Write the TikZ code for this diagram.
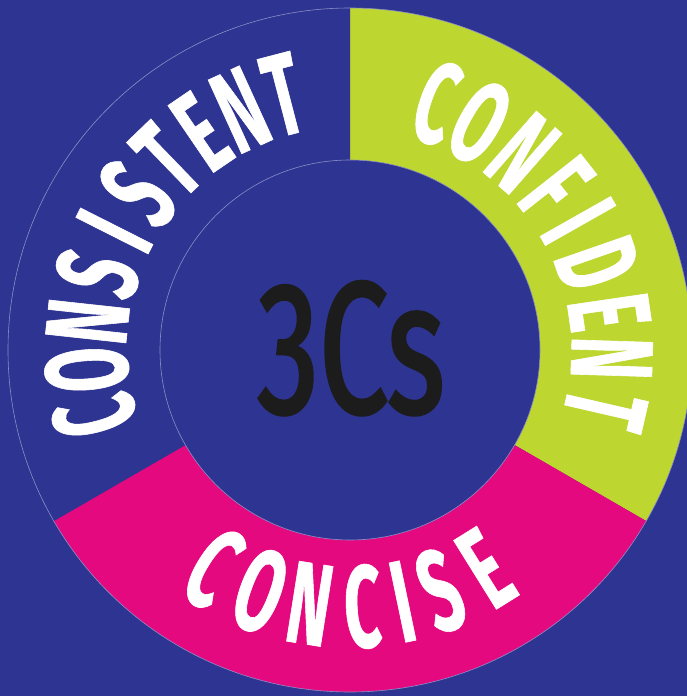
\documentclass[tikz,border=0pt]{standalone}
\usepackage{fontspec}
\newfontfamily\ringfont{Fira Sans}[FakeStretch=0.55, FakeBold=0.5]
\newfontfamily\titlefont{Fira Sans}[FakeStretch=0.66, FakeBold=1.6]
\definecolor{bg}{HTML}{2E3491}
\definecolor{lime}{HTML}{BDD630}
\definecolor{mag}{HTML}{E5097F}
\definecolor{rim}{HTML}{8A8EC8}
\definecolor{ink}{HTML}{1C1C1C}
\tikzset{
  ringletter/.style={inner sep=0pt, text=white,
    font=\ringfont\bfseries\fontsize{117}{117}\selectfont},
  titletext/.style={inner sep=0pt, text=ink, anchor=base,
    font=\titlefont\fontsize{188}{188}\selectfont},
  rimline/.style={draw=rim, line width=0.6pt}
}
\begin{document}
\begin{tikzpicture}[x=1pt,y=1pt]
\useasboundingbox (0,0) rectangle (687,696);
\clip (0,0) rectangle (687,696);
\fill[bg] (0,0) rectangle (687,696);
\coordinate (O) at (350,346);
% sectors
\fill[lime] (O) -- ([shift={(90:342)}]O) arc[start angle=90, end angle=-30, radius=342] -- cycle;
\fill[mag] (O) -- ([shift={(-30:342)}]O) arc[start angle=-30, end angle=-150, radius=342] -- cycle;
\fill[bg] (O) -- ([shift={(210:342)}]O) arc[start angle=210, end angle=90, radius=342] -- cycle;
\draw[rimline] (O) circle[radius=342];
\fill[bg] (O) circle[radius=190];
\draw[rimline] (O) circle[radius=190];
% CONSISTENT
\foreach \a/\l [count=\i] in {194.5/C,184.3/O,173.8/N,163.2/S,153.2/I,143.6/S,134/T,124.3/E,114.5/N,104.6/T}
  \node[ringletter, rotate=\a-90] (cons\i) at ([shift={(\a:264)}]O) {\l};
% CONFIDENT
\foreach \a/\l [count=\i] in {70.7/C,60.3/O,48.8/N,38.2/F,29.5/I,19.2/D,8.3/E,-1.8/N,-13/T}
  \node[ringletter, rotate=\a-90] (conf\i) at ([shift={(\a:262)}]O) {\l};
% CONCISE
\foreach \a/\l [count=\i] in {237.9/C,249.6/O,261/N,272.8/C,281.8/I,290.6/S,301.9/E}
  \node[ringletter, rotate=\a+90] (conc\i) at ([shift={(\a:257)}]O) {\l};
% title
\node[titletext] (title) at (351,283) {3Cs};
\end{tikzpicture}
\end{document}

* * * *

◆ **WHAT IS EXPECTED**
Omit every picture, then reproduce the rest of the listing exactly.

◆ **ANSWER TO THE PROBLEM**
Write the TikZ code for this diagram.
\documentclass[tikz,border=0pt]{standalone}
\usepackage{fontspec}
\newfontfamily\ringfont{Fira Sans}[FakeStretch=0.55, FakeBold=0.5]
\newfontfamily\titlefont{Fira Sans}[FakeStretch=0.66, FakeBold=1.6]
\definecolor{bg}{HTML}{2E3491}
\definecolor{lime}{HTML}{BDD630}
\definecolor{mag}{HTML}{E5097F}
\definecolor{rim}{HTML}{8A8EC8}
\definecolor{ink}{HTML}{1C1C1C}
\tikzset{
  ringletter/.style={inner sep=0pt, text=white,
    font=\ringfont\bfseries\fontsize{117}{117}\selectfont},
  titletext/.style={inner sep=0pt, text=ink, anchor=base,
    font=\titlefont\fontsize{188}{188}\selectfont},
  rimline/.style={draw=rim, line width=0.6pt}
}
\begin{document}
\begin{tikzpicture}[x=1pt,y=1pt]
\useasboundingbox (0,0) rectangle (687,696);
\clip (0,0) rectangle (687,696);
\fill[bg] (0,0) rectangle (687,696);
\coordinate (O) at (350,346);
% sectors
\fill[lime] (O) -- ([shift={(90:342)}]O) arc[start angle=90, end angle=-30, radius=342] -- cycle;
\fill[mag] (O) -- ([shift={(-30:342)}]O) arc[start angle=-30, end angle=-150, radius=342] -- cycle;
\fill[bg] (O) -- ([shift={(210:342)}]O) arc[start angle=210, end angle=90, radius=342] -- cycle;
\draw[rimline] (O) circle[radius=342];
\fill[bg] (O) circle[radius=190];
\draw[rimline] (O) circle[radius=190];
% CONSISTENT
\foreach \a/\l [count=\i] in {194.5/C,184.3/O,173.8/N,163.2/S,153.2/I,143.6/S,134/T,124.3/E,114.5/N,104.6/T}
  \node[ringletter, rotate=\a-90] (cons\i) at ([shift={(\a:264)}]O) {\l};
% CONFIDENT
\foreach \a/\l [count=\i] in {70.7/C,60.3/O,48.8/N,38.2/F,29.5/I,19.2/D,8.3/E,-1.8/N,-13/T}
  \node[ringletter, rotate=\a-90] (conf\i) at ([shift={(\a:262)}]O) {\l};
% CONCISE
\foreach \a/\l [count=\i] in {237.9/C,249.6/O,261/N,272.8/C,281.8/I,290.6/S,301.9/E}
  \node[ringletter, rotate=\a+90] (conc\i) at ([shift={(\a:257)}]O) {\l};
% title
\node[titletext] (title) at (351,283) {3Cs};
\end{tikzpicture}
\end{document}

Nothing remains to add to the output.